A Confession of Longing Like Starvation

I recently referenced these two articles, written by Hudson Russell Davis, who I consider an incredibly brave man.

http://www.crosswalk.com/singles/11576008/
http://www.crosswalk.com/11573521/

I thought I'd give you a reader's digest version of these two articles, well, because they're just that good. Here are some memorable lines from both:

A confession of longing does not indicate a lack of faith. It is simply honesty.

Many of us who are single encounter this accusation in speaking with those who have forgotten their time of trial—if they knew a time of trial. It is as though to suffer in silence is more noble, to live with pretence more spiritual, and to smile through the pain more righteous. I smile through the pain. I give and love and serve—but I am also honest.

A confession of longing does not indicate a lack of faith but it may. If we
[paraphrased] let sin fester or don't consider that reality is neither singular
nor local.

I have come as though through briars, torn, bruised, bleeding, and tired. I have a longing inside of me that colors much of what I see, feel, and think. I long to be married with a longing that consumes. I am not desperate, but the longing hurts like starvation should. Relationships have never been easy for me, but I cannot conceive why they have been so hard and why the wait must be so long.

That time has passed and it has grown increasingly difficult to wake up with renewed hope. In fact, it has been difficult to keep my sense of humor and fight the cynicism. This is part of the reality in which I live but not the whole. If these were the only thoughts in my head I would be nothing but hopeless—and I am not without hope. I had no clue it would be so long or so hard but time is not my enemy and waiting is not punishment.
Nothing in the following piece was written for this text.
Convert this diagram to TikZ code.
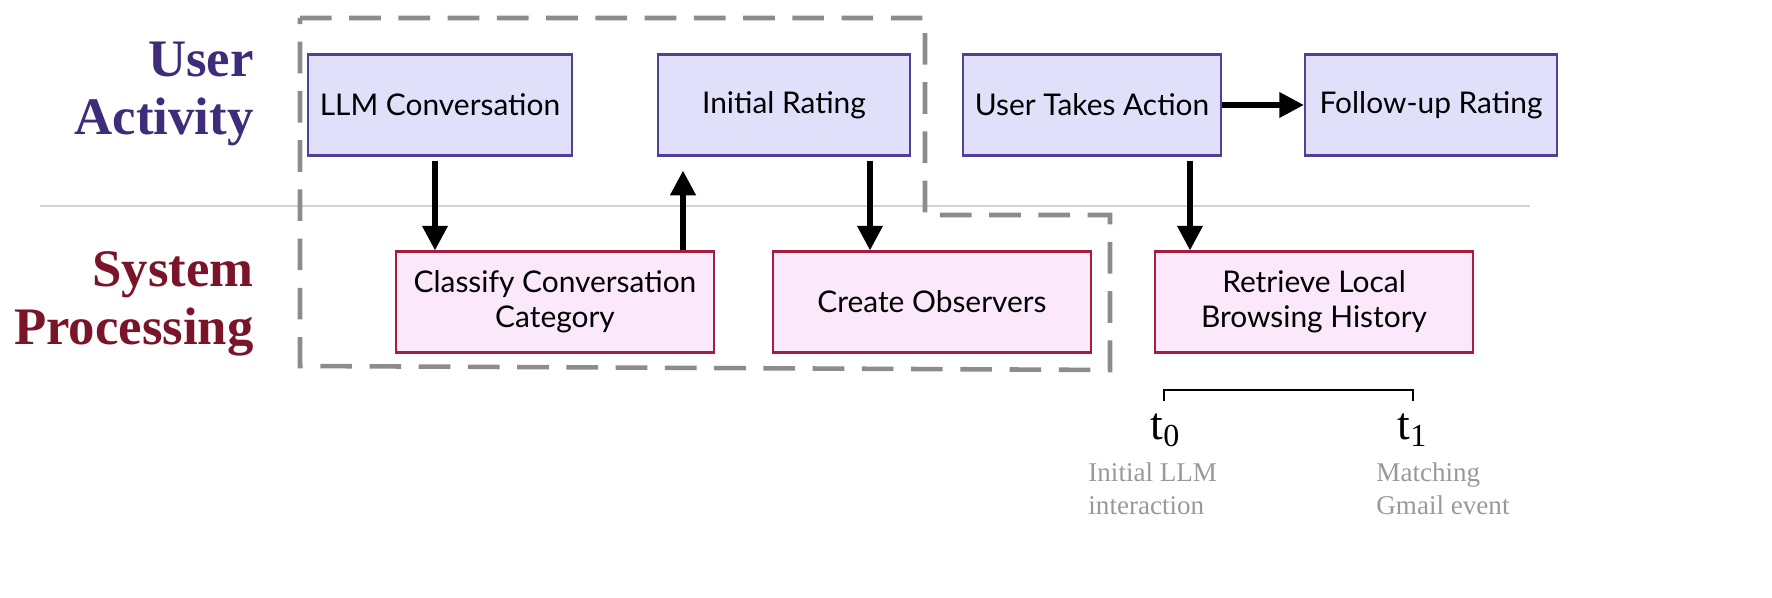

So when this loneliness feels like death, aches like starvation, I confess that I am alive and well fed. No matter the fears that plague me time is not my enemy and waiting is not punishment.

Time is a thief only if I think of what I do not have. Waiting has caused me to dwell on the absence, to focus on the longing, twisting my energies toward solving this one great mystery. The voices in my head may be convincing, but they are the ghosts of insecurities, false expectations, and wrong thinking. These voices that tell me God has forsaken me, that the waiting is in vain, are not of God. The voices that speak discouragement and paralyze my efforts to serve God have come from below. Time has stolen nothing. Each day is a gift. I may mourn the wife and family I do not have, but time is not my enemy and waiting is not punishment.

Time does not lessen truth, but it does weaken confidence and cloud reason. Over time what we know to be true becomes clouded by the continued presence of failure. At least that is the way it feels. At times no one can convince me to view this protracted sorrow as anything other than failure—personal failure. The truth is, where we see no reward—we see failure. My expectations have led me here, and over time they have challenged me. Since things are not going my way, I want time to stop or the waiting to end.

It is hard to say to what degree the desire for a relationship and the setback of failed relationships have affected my self-concept. At times there exists a cavernous space between the way I feel and what is real. Sometimes the line is so blurred I can hardly perceive the difference. This is the penalty of time. That very fertile heart in which hope once grew so wild has, over time, suffered drought. I am sometimes scared to hope, to believe that the longing will ever be fulfilled. But, while God has not promised me a wife, He is a good God, a merciful Lord who loves me. It is He in whom I hope and to Him I bring my tears.

Time is not our enemy and waiting is not punishment. In fact, the more time that passes the more I become certain that I cannot give up. How could I give up when I have waited so long. Who knows, perhaps the green pastures, in which He means to lay me down, is just over the next hill. I have not come this far and waited this long only to stop short or give up.

At times, the reality of disappointment weighs on me, whispers defeat but I have not lost hope. I live a life that is not focused on finding a wife, but on serving my God. And yet I hope someday to feed the hunger, to ease the pain. If I stop here, if I listen to the voices—then time will judge me and I will have my punishment.


All for now,
Lisa

1 comment:

Judy Dominick said...

Brilliant articles. Thank you for sharing the links!